Grokking Information technology
My days of using handcrafted Access database applications to automate inventory reconcilliation seems to be nothing but a distant blur. Too soon it seems that I was whisked away from my accounting world of Office applications and surrounded by millions of rows worth of raw data. There's something about real, raw data that seems to make my nerve edges jingle in a merry way.
After the accounting world, I moved into the world of "fetch and format". This often feels like the world of high demand, low-cost, digital paintings. There's an art to it that I haven't yet mastered so onward I plod. The frustration here is that I often feel that I'm not empowered to take control of information and really build something that creates valuable knowledge for a creative, energetic culture. Is it my mind that is limiting me? My skills?
Things started to change recently with some of the new applications and frameworks that the Office team have created; OneNote and Information Bridge Framework (IBF) certainly appeal to me, as does InfoPath to a slightly lesser extent.

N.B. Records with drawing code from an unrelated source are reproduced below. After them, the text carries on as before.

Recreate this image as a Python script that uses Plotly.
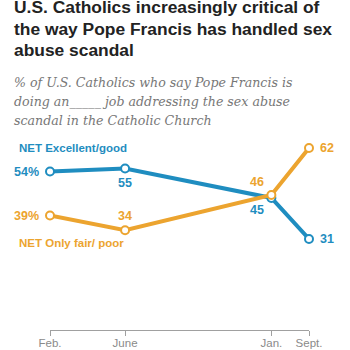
import plotly.graph_objects as go

dates = ["2014-02-01", "2015-06-01", "2018-01-01", "2018-09-01"]
tick_labels = ["Feb.", "June", "Jan.", "Sept."]
excellent_good = [54, 55, 45, 31]
fair_poor = [39, 34, 46, 62]

BLUE = "#1f8dc0"
ORANGE = "#eca42f"

L, R, T, B = 50, 41, 124, 20
W = H = 350
PW, PH = W - L - R, H - T - B


def px2paper(px, py):
    return (px - L) / PW, (H - B - py) / PH


def labels(vals):
    return [f"{v}%" if i == 0 else str(v) for i, v in enumerate(vals)]


fig = go.Figure()
for vals, color in [(excellent_good, BLUE), (fair_poor, ORANGE)]:
    fig.add_trace(go.Scatter(
        x=dates, y=vals, mode="lines+markers",
        line=dict(color=color, width=4),
        marker=dict(size=8, color="white", line=dict(color=color, width=2)),
        cliponaxis=False, showlegend=False, hoverinfo="skip",
    ))

anns = []
# data labels: (xanchor, xshift, yshift) per point
eg_pos = [("right", -9, 0), ("center", 0, -14), ("center", -14, -12), ("left", 9, 0)]
fp_pos = [("right", -9, 0), ("center", 0, 14), ("center", -14, 13), ("left", 9, 0)]
for vals, pos, color in [(excellent_good, eg_pos, BLUE), (fair_poor, fp_pos, ORANGE)]:
    for d, v, t, (xa, xs, ys) in zip(dates, vals, labels(vals), pos):
        anns.append(dict(text=t, x=d, y=v, xref="x", yref="y", xanchor=xa, yanchor="middle",
                         xshift=xs, yshift=ys, showarrow=False,
                         font=dict(family="Liberation Sans", size=12.5, color=color, weight="bold")))

title_lines = ["U.S. Catholics increasingly critical of",
               "the way Pope Francis has handled sex",
               "abuse scandal"]
for i, t in enumerate(title_lines):
    x, y = px2paper(12, 7.5 + 21 * i)
    anns.append(dict(text=t, x=x, y=y, xref="paper", yref="paper",
                     xanchor="left", yanchor="middle", showarrow=False,
                     font=dict(family="Liberation Sans", size=17.4, color="#222222", weight="bold")))
sub_lines = ["% of U.S. Catholics who say Pope Francis is",
             "doing an_____ job addressing the sex abuse",
             "scandal in the Catholic Church"]
for i, t in enumerate(sub_lines):
    x, y = px2paper(12, 82 + 19 * i)
    anns.append(dict(text=t, x=x, y=y, xref="paper", yref="paper",
                     xanchor="left", yanchor="middle", showarrow=False,
                     font=dict(family="DejaVu Serif", size=12.6, color="#777777", style="italic")))
x, y = px2paper(17, 148)
anns.append(dict(text="NET Excellent/good", x=x, y=y, xref="paper", yref="paper",
                 xanchor="left", yanchor="middle", showarrow=False,
                 font=dict(family="Liberation Sans", size=11.5, color=BLUE, weight="bold")))
x, y = px2paper(17, 243)
anns.append(dict(text="NET Only fair/ poor", x=x, y=y, xref="paper", yref="paper",
                 xanchor="left", yanchor="middle", showarrow=False,
                 font=dict(family="Liberation Sans", size=11.5, color=ORANGE, weight="bold")))

fig.update_layout(
    width=W, height=H,
    margin=dict(l=L, r=R, t=T, b=B, autoexpand=False),
    paper_bgcolor="white", plot_bgcolor="white",
    annotations=anns,
    xaxis=dict(type="date", range=[dates[0], dates[-1]], tickvals=dates, ticktext=tick_labels,
               automargin=False, fixedrange=True,
               showgrid=False, zeroline=False, showline=True, linecolor="#a0a0a0", linewidth=1,
               ticks="outside", ticklen=5, tickcolor="#a0a0a0", ticklabelstandoff=-3,
               tickfont=dict(family="Liberation Sans", size=11.5, color="#8a8a8a")),
    yaxis=dict(range=[0, PH / 2.935], visible=False, showgrid=False, zeroline=False,
               automargin=False),
)

fig.write_html("out.html")
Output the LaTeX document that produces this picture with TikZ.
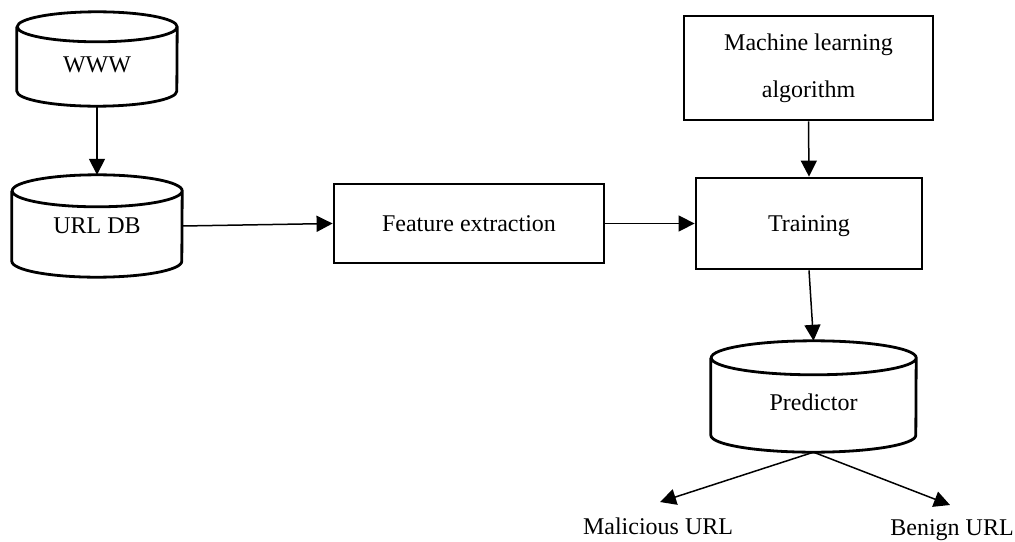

In IBF I can clearly see the ability to put useful information at the finger-tips of empowered knowledge workers and insustrial consumers of data. Having worked in an environment where access to information is vital while preparing financial models in a time-restricted environment I can see the benefits of opening up systems and this seems like a framework that is ready and able to make that a reality.
Once again it is Office products that have my blood surging and my head spinning with plans for putting data through a technological treadmill and producing artefacts of value at the other end.